--- Start ---

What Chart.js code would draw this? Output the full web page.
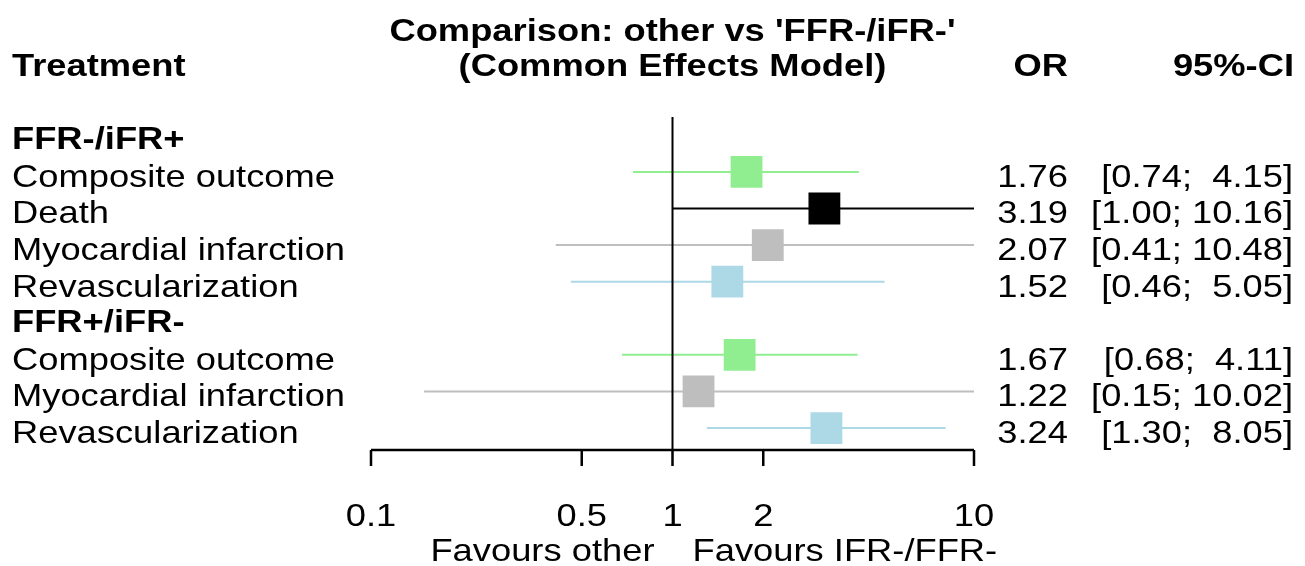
<!DOCTYPE html>
<html>
<head>
<meta charset="utf-8">
<script src="https://cdn.jsdelivr.net/npm/chart.js@4/dist/chart.umd.min.js"></script>
<style>
  html, body { margin: 0; padding: 0; background: #fff; }
  #wrap { width: 1305px; height: 566px; position: relative; }
</style>
</head>
<body>
<div id="wrap"><canvas id="forest"></canvas></div>
<script>
// Forest plot data
const groups = ['FFR-/iFR+', 'FFR+/iFR-'];
const outcomes = ['Composite outcome', 'Death', 'Myocardial infarction', 'Revascularization',
                  'Composite outcome', 'Myocardial infarction', 'Revascularization'];
const groupOf = [0, 0, 0, 0, 1, 1, 1];
const orValues = [1.76, 3.19, 2.07, 1.52, 1.67, 1.22, 3.24];
const ciLower = [0.74, 1.00, 0.41, 0.46, 0.68, 0.15, 1.30];
const ciUpper = [4.15, 10.16, 10.48, 5.05, 4.11, 10.02, 8.05];
const colors = ['#90ee90', '#000000', '#bebebe', '#add8e6', '#90ee90', '#bebebe', '#add8e6'];
const xTicks = [0.1, 0.5, 1, 2, 10];

const FONT = "'Liberation Sans', Arial, Helvetica, sans-serif";
const FS = 32;
const SX = 1.135; // text is a little wide in the original

// work out which row each line of the plot sits on (group headings get their own row)
const rowOf = [];
const headerRow = [];
let r = 0;
outcomes.forEach((o, i) => {
    if (i === 0 || groupOf[i] !== groupOf[i - 1]) {
        headerRow.push(r);
        r++;
    }
    rowOf.push(r);
    r++;
});

function fmt2(v) { return v.toFixed(2); }
function ciText(i) {
    const lo = fmt2(ciLower[i]);
    const hi = fmt2(ciUpper[i]);
    return '[' + lo + ';' + (hi.length < 5 ? '  ' : ' ') + hi + ']';
}

function txt(ctx, s, x, y, align, bold) {
    ctx.save();
    ctx.translate(x, y);
    ctx.scale(SX, 1);
    ctx.font = (bold ? 'bold ' : '') + FS + 'px ' + FONT;
    ctx.textAlign = align;
    ctx.textBaseline = 'alphabetic';
    ctx.fillStyle = '#000';
    ctx.fillText(s, 0, 0);
    ctx.restore();
}

const datasets = [];
// squares
datasets.push({
    data: orValues.map((v, i) => ({ x: v, y: rowOf[i] })),
    pointStyle: 'rect',
    pointRadius: 22.5,
    pointHoverRadius: 22.5,
    backgroundColor: colors,
    borderWidth: 0,
    order: 0
});
// confidence intervals
outcomes.forEach((o, i) => {
    datasets.push({
        data: [{ x: ciLower[i], y: rowOf[i] }, { x: ciUpper[i], y: rowOf[i] }],
        showLine: true,
        borderColor: colors[i],
        borderWidth: 2,
        pointRadius: 0,
        order: 1
    });
});

const forestPlugin = {
    id: 'forestText',
    afterDatasetsDraw(chart) {
        const ctx = chart.ctx;
        const xs = chart.scales.x;
        const ys = chart.scales.y;
        const area = chart.chartArea;
        const x1 = xs.getPixelForValue(1);

        // reference line
        ctx.save();
        ctx.strokeStyle = '#000';
        ctx.lineWidth = 2;
        ctx.beginPath();
        ctx.moveTo(x1, area.top);
        ctx.lineTo(x1, area.bottom);
        ctx.stroke();

        // x axis
        const xa = xs.getPixelForValue(xTicks[0]);
        const xb = xs.getPixelForValue(xTicks[xTicks.length - 1]);
        ctx.lineWidth = 2.5;
        ctx.beginPath();
        ctx.moveTo(xa, area.bottom);
        ctx.lineTo(xb, area.bottom);
        xTicks.forEach(t => {
            const px = xs.getPixelForValue(t);
            ctx.moveTo(px, area.bottom);
            ctx.lineTo(px, area.bottom + 16);
        });
        ctx.stroke();
        ctx.restore();

        xTicks.forEach(t => {
            txt(ctx, String(t), xs.getPixelForValue(t), area.bottom + 76, 'center', false);
        });
        txt(ctx, 'Favours other', x1 - 18, area.bottom + 111, 'right', false);
        txt(ctx, 'Favours IFR-/FFR-', x1 + 20, area.bottom + 111, 'left', false);

        // headings
        txt(ctx, "Comparison: other vs 'FFR-/iFR-'", x1, 41, 'center', true);
        txt(ctx, '(Common Effects Model)', x1, 76, 'center', true);
        txt(ctx, 'Treatment', 12, 76, 'left', true);
        txt(ctx, 'OR', 1068, 76, 'right', true);
        txt(ctx, '95%-CI', 1294, 76, 'right', true);

        // group headings
        headerRow.forEach((hr, g) => {
            txt(ctx, groups[g], 12, ys.getPixelForValue(hr) + 14, 'left', true);
        });
        // study rows
        outcomes.forEach((o, i) => {
            const py = ys.getPixelForValue(rowOf[i]) + 15;
            txt(ctx, o, 12, py, 'left', false);
            txt(ctx, fmt2(orValues[i]), 1068, py, 'right', false);
            txt(ctx, ciText(i), 1293, py, 'right', false);
        });
    }
};

new Chart(document.getElementById('forest'), {
    type: 'scatter',
    data: { datasets: datasets },
    options: {
        responsive: true,
        maintainAspectRatio: false,
        animation: false,
        events: [],
        layout: { padding: { left: 371, right: 331, top: 117, bottom: 116 } },
        scales: {
            x: { type: 'logarithmic', min: 0.1, max: 10, display: false },
            y: { type: 'linear', min: -0.5, max: 8.6, reverse: true, display: false }
        },
        plugins: { legend: { display: false }, tooltip: { enabled: false } }
    },
    plugins: [forestPlugin]
});
</script>
</body>
</html>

--- End ---

• **BRIEF**
Every line from the top of the material above through the line with "const SX = 1.135;" should be duplicated exactly, please; leave out the pictures.

• **RESPONSE**
What Chart.js code would draw this? Output the full web page.
<!DOCTYPE html>
<html>
<head>
<meta charset="utf-8">
<script src="https://cdn.jsdelivr.net/npm/chart.js@4/dist/chart.umd.min.js"></script>
<style>
  html, body { margin: 0; padding: 0; background: #fff; }
  #wrap { width: 1305px; height: 566px; position: relative; }
</style>
</head>
<body>
<div id="wrap"><canvas id="forest"></canvas></div>
<script>
// Forest plot data
const groups = ['FFR-/iFR+', 'FFR+/iFR-'];
const outcomes = ['Composite outcome', 'Death', 'Myocardial infarction', 'Revascularization',
                  'Composite outcome', 'Myocardial infarction', 'Revascularization'];
const groupOf = [0, 0, 0, 0, 1, 1, 1];
const orValues = [1.76, 3.19, 2.07, 1.52, 1.67, 1.22, 3.24];
const ciLower = [0.74, 1.00, 0.41, 0.46, 0.68, 0.15, 1.30];
const ciUpper = [4.15, 10.16, 10.48, 5.05, 4.11, 10.02, 8.05];
const colors = ['#90ee90', '#000000', '#bebebe', '#add8e6', '#90ee90', '#bebebe', '#add8e6'];
const xTicks = [0.1, 0.5, 1, 2, 10];

const FONT = "'Liberation Sans', Arial, Helvetica, sans-serif";
const FS = 32;
const SX = 1.135; // text is a little wide in the original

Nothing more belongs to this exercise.